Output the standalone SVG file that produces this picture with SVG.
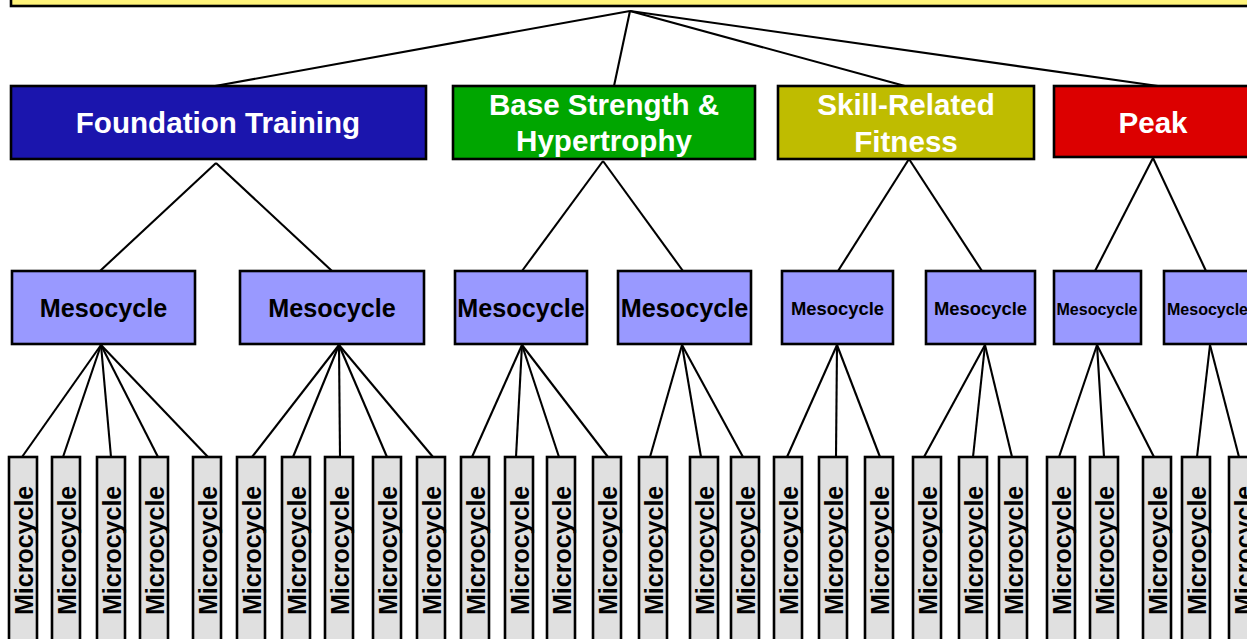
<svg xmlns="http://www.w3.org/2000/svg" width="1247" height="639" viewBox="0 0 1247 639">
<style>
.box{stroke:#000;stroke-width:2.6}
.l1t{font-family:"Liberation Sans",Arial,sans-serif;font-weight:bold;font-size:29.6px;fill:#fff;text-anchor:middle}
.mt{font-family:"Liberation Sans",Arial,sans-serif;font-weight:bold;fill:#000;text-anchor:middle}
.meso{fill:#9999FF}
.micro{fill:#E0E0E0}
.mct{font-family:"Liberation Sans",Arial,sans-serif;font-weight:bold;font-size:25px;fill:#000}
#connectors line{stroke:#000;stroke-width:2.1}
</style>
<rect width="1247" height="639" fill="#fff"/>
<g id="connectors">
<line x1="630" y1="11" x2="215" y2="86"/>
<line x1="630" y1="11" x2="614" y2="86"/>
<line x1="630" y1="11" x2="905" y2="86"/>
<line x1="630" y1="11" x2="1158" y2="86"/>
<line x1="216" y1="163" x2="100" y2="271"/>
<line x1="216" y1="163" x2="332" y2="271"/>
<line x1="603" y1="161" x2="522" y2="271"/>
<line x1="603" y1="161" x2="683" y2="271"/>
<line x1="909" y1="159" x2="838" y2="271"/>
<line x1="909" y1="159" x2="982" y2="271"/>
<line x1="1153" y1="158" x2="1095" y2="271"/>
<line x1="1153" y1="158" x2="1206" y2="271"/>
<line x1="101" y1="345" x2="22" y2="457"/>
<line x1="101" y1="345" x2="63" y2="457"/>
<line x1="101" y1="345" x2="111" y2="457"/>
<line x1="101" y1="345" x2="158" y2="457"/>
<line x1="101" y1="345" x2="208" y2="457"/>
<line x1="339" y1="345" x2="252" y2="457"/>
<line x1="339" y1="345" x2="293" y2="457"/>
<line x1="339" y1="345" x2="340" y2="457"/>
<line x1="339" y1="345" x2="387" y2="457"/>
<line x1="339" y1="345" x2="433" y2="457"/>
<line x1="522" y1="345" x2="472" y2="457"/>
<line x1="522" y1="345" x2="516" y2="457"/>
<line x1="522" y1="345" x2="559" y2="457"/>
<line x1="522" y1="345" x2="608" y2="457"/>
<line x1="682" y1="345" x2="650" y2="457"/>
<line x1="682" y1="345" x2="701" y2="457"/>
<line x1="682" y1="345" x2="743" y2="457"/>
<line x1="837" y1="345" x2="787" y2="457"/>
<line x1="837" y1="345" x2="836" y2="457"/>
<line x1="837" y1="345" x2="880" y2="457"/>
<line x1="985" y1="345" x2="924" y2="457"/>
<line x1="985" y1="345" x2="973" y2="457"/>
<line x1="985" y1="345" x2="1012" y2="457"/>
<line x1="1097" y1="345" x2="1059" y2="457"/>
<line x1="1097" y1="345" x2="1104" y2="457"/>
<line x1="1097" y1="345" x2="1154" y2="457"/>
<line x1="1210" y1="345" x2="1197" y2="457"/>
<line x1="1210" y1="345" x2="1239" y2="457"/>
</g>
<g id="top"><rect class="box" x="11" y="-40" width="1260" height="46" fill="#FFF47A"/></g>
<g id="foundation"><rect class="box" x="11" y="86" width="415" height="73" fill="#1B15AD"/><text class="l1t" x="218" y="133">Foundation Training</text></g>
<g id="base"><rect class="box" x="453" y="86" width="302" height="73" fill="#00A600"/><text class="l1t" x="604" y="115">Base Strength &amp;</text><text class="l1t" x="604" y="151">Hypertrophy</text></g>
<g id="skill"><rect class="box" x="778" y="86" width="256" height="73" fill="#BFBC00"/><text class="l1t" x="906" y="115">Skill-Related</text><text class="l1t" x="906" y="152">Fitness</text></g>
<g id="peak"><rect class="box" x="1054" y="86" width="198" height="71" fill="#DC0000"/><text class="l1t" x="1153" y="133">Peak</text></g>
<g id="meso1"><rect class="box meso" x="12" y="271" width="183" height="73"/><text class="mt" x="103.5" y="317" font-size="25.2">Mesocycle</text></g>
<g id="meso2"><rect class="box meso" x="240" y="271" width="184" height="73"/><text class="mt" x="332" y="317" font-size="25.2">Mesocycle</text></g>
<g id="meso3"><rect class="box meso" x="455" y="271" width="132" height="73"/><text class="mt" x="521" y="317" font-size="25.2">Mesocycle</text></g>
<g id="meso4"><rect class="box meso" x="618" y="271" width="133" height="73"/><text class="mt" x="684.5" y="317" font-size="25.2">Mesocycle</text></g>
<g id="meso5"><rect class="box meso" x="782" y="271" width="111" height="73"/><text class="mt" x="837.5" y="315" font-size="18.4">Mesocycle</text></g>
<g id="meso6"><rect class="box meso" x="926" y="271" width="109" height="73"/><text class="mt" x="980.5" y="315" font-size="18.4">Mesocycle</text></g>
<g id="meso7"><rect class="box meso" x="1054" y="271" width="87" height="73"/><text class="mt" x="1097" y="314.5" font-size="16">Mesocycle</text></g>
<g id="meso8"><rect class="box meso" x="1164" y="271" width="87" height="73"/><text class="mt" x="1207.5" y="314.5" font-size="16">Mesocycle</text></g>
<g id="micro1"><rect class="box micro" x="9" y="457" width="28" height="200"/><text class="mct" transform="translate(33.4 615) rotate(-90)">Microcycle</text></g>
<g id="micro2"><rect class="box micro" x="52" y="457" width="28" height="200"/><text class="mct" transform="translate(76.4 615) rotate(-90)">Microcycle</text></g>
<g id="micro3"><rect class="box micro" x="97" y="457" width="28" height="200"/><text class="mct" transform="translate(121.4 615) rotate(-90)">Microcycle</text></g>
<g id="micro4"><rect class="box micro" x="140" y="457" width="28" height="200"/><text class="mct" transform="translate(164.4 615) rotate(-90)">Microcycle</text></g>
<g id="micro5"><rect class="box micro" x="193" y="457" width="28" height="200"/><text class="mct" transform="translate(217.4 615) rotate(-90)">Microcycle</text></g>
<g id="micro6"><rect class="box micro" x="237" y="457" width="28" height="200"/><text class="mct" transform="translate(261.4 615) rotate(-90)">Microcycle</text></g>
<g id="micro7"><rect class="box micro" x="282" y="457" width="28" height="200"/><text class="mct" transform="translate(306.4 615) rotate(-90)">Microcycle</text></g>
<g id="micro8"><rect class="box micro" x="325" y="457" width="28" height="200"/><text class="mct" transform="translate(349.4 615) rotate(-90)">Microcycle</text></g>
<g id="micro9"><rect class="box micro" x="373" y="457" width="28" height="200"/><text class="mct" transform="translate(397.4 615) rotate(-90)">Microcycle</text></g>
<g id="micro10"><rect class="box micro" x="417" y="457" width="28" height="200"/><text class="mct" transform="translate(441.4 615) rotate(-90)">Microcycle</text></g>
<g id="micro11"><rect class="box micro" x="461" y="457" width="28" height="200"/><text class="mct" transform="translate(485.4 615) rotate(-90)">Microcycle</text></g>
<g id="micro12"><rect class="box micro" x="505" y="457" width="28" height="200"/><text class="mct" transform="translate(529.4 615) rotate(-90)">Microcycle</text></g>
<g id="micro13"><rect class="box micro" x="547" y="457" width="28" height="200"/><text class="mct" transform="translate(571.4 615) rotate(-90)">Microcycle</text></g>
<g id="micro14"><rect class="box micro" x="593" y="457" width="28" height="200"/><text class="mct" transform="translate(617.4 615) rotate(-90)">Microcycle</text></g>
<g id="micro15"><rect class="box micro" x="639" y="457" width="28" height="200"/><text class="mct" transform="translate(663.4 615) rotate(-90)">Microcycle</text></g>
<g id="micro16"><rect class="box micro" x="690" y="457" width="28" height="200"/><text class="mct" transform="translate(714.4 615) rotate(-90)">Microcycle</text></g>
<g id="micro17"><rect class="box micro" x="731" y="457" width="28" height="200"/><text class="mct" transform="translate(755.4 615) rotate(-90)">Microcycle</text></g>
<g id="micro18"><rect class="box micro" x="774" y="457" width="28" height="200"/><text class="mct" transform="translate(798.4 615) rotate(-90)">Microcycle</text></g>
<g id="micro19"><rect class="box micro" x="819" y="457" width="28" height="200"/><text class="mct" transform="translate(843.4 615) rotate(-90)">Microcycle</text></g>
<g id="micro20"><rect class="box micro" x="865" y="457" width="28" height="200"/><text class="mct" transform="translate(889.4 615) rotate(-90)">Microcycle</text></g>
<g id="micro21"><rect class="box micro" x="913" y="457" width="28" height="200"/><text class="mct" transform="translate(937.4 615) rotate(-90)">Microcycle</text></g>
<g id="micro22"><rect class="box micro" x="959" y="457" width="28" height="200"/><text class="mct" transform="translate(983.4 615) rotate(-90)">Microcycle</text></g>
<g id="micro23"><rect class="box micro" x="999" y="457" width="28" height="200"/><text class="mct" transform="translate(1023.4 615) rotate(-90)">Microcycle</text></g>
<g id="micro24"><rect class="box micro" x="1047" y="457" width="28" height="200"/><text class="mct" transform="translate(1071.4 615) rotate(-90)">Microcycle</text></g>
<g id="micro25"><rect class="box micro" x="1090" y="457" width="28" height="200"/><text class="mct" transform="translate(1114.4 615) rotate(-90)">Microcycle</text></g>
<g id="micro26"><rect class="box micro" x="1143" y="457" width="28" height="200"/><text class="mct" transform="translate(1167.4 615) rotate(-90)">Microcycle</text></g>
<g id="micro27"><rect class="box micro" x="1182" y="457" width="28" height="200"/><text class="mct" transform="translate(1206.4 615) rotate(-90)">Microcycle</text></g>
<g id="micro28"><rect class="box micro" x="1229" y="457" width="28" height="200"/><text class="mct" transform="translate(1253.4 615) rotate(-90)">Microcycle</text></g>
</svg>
::::
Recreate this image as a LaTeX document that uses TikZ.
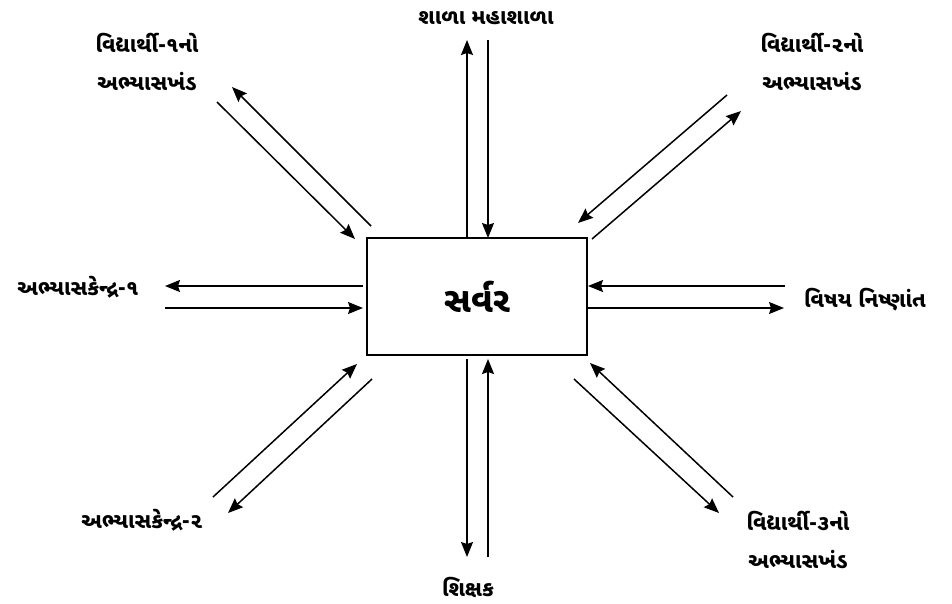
::::
Which lines contain the word "this"? Copy each of them.

Output the standalone SVG file that produces this picture with SVG.
Recreate this image as a LaTeX document that uses TikZ.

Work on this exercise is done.